> **DESCRIPTION OF THE TASK**
Return exactly, and only, the lines from the one holding "Output the Python" through the one holding "closed=True, facecolor=color, edgecolor='none'))", both included; the pictures stay out.

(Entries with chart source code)
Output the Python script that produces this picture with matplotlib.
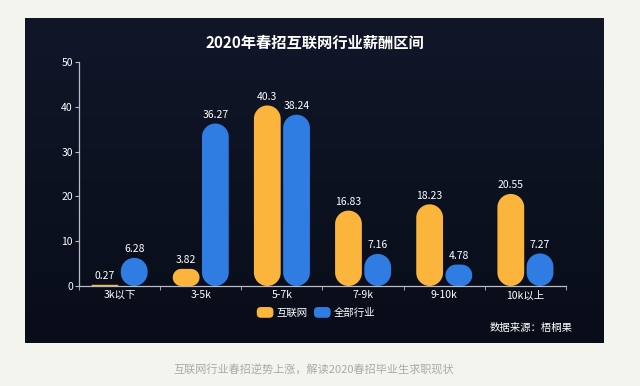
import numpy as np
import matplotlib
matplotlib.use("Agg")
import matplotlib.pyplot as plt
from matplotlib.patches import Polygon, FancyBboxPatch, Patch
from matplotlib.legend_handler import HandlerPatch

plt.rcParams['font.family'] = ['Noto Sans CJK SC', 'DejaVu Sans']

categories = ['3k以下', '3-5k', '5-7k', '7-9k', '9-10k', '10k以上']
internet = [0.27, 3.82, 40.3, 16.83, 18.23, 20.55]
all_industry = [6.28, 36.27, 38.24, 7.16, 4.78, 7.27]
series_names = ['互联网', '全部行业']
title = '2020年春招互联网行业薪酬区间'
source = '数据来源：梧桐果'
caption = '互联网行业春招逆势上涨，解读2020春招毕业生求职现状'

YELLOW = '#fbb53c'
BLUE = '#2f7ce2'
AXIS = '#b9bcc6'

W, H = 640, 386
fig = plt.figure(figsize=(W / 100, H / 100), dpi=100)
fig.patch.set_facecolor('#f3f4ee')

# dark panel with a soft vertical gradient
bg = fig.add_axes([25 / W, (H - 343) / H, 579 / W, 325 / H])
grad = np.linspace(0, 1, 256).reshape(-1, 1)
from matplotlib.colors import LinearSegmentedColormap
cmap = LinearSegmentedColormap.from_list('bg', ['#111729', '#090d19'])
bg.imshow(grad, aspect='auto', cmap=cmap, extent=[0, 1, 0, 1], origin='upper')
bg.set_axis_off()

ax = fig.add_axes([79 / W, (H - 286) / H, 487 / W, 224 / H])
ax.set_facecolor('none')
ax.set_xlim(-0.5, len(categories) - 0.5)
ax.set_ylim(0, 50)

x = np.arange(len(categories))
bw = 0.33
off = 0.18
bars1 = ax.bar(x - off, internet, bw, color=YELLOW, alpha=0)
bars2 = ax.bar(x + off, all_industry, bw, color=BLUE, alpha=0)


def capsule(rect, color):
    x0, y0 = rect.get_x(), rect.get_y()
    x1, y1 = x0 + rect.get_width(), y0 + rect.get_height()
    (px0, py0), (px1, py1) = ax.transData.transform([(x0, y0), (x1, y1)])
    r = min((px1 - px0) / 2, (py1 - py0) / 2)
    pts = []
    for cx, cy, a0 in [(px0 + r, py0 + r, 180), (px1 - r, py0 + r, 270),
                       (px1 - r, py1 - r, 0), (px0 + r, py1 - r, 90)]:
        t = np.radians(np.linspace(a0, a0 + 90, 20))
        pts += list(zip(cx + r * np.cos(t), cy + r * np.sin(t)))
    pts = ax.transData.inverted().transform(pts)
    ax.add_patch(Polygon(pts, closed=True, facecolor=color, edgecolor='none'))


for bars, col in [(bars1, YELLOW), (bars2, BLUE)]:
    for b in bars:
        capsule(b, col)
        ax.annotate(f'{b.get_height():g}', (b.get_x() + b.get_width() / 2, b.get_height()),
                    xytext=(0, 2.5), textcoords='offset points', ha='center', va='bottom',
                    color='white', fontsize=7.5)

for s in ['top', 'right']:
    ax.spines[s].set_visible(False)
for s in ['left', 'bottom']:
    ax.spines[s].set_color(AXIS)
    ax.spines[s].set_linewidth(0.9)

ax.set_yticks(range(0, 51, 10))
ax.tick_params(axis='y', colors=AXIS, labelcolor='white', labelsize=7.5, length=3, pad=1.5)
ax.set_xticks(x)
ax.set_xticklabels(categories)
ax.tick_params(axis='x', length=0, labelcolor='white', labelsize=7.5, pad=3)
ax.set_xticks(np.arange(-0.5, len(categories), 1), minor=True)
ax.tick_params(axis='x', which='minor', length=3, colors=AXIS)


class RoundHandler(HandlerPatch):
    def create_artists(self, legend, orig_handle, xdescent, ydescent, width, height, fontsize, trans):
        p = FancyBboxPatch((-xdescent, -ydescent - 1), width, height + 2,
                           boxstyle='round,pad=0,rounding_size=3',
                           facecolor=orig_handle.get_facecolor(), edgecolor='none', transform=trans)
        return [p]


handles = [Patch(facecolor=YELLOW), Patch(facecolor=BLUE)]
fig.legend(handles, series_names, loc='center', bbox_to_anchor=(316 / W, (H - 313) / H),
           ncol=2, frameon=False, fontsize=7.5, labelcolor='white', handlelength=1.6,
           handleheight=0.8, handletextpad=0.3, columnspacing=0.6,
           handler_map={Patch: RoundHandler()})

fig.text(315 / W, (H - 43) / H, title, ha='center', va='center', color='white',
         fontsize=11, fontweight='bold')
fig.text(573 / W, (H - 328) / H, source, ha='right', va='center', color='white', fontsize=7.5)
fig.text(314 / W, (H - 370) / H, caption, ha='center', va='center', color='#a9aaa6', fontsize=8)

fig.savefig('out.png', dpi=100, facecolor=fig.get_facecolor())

---

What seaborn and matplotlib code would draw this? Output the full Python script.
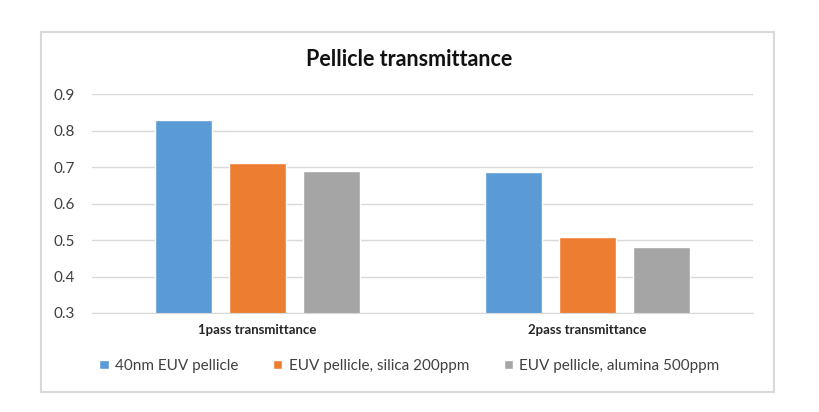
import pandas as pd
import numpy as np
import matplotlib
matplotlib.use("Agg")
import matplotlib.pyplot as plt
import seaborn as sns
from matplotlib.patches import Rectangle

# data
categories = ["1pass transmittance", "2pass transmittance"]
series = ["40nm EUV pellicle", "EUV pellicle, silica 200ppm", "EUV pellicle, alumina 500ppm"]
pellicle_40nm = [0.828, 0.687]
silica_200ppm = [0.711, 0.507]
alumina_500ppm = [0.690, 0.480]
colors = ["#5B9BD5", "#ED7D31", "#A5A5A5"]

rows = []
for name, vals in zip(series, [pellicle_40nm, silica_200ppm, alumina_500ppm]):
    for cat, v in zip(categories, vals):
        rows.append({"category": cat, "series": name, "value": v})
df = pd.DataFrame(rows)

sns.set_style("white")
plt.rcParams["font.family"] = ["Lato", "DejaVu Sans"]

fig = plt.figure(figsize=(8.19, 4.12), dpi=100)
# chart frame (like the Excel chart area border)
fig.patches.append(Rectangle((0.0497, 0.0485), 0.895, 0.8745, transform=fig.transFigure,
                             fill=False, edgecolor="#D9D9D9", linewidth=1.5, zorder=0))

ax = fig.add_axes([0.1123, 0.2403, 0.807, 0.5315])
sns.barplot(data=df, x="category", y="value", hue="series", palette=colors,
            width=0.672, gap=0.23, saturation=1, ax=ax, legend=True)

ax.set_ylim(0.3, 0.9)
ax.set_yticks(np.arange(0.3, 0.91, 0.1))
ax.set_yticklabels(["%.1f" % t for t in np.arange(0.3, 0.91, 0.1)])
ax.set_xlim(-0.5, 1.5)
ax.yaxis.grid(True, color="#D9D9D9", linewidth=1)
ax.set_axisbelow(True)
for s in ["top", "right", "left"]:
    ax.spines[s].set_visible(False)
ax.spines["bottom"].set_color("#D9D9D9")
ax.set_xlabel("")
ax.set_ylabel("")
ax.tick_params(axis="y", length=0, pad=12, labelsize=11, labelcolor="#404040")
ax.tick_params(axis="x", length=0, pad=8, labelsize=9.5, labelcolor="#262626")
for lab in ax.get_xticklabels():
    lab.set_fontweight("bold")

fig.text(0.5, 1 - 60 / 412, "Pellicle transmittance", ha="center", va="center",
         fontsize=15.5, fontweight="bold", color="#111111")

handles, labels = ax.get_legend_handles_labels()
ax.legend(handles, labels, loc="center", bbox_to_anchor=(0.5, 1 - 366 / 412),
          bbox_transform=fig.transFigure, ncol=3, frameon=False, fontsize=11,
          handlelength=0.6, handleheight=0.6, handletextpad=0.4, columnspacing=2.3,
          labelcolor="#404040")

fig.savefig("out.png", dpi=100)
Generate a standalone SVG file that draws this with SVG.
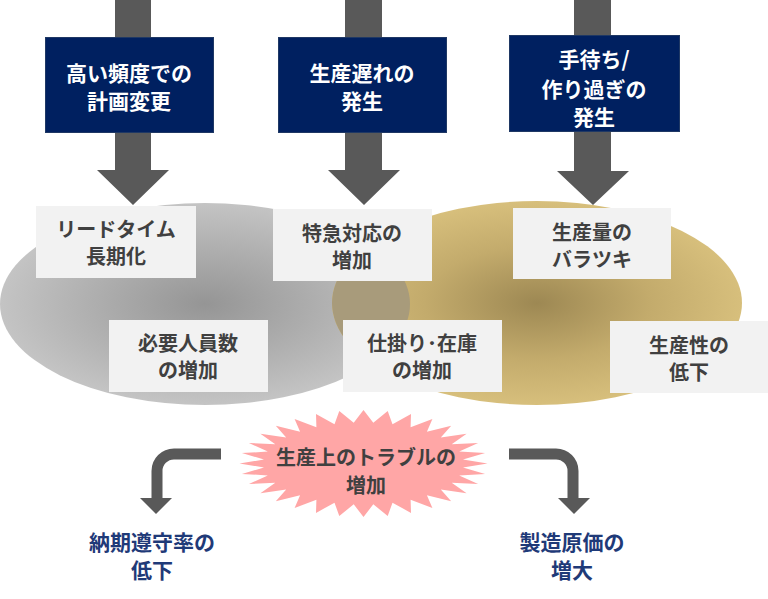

> **ANSWER BELOW**
Output the Python script that produces this picture with matplotlib.
import numpy as np
import matplotlib
matplotlib.use("Agg")
import matplotlib.pyplot as plt
from matplotlib.patches import Polygon, FancyBboxPatch, Patch
from matplotlib.legend_handler import HandlerPatch

plt.rcParams['font.family'] = ['Noto Sans CJK SC', 'DejaVu Sans']

categories = ['3k以下', '3-5k', '5-7k', '7-9k', '9-10k', '10k以上']
internet = [0.27, 3.82, 40.3, 16.83, 18.23, 20.55]
all_industry = [6.28, 36.27, 38.24, 7.16, 4.78, 7.27]
series_names = ['互联网', '全部行业']
title = '2020年春招互联网行业薪酬区间'
source = '数据来源：梧桐果'
caption = '互联网行业春招逆势上涨，解读2020春招毕业生求职现状'

YELLOW = '#fbb53c'
BLUE = '#2f7ce2'
AXIS = '#b9bcc6'

W, H = 640, 386
fig = plt.figure(figsize=(W / 100, H / 100), dpi=100)
fig.patch.set_facecolor('#f3f4ee')

# dark panel with a soft vertical gradient
bg = fig.add_axes([25 / W, (H - 343) / H, 579 / W, 325 / H])
grad = np.linspace(0, 1, 256).reshape(-1, 1)
from matplotlib.colors import LinearSegmentedColormap
cmap = LinearSegmentedColormap.from_list('bg', ['#111729', '#090d19'])
bg.imshow(grad, aspect='auto', cmap=cmap, extent=[0, 1, 0, 1], origin='upper')
bg.set_axis_off()

ax = fig.add_axes([79 / W, (H - 286) / H, 487 / W, 224 / H])
ax.set_facecolor('none')
ax.set_xlim(-0.5, len(categories) - 0.5)
ax.set_ylim(0, 50)

x = np.arange(len(categories))
bw = 0.33
off = 0.18
bars1 = ax.bar(x - off, internet, bw, color=YELLOW, alpha=0)
bars2 = ax.bar(x + off, all_industry, bw, color=BLUE, alpha=0)


def capsule(rect, color):
    x0, y0 = rect.get_x(), rect.get_y()
    x1, y1 = x0 + rect.get_width(), y0 + rect.get_height()
    (px0, py0), (px1, py1) = ax.transData.transform([(x0, y0), (x1, y1)])
    r = min((px1 - px0) / 2, (py1 - py0) / 2)
    pts = []
    for cx, cy, a0 in [(px0 + r, py0 + r, 180), (px1 - r, py0 + r, 270),
                       (px1 - r, py1 - r, 0), (px0 + r, py1 - r, 90)]:
        t = np.radians(np.linspace(a0, a0 + 90, 20))
        pts += list(zip(cx + r * np.cos(t), cy + r * np.sin(t)))
    pts = ax.transData.inverted().transform(pts)
    ax.add_patch(Polygon(pts, closed=True, facecolor=color, edgecolor='none'))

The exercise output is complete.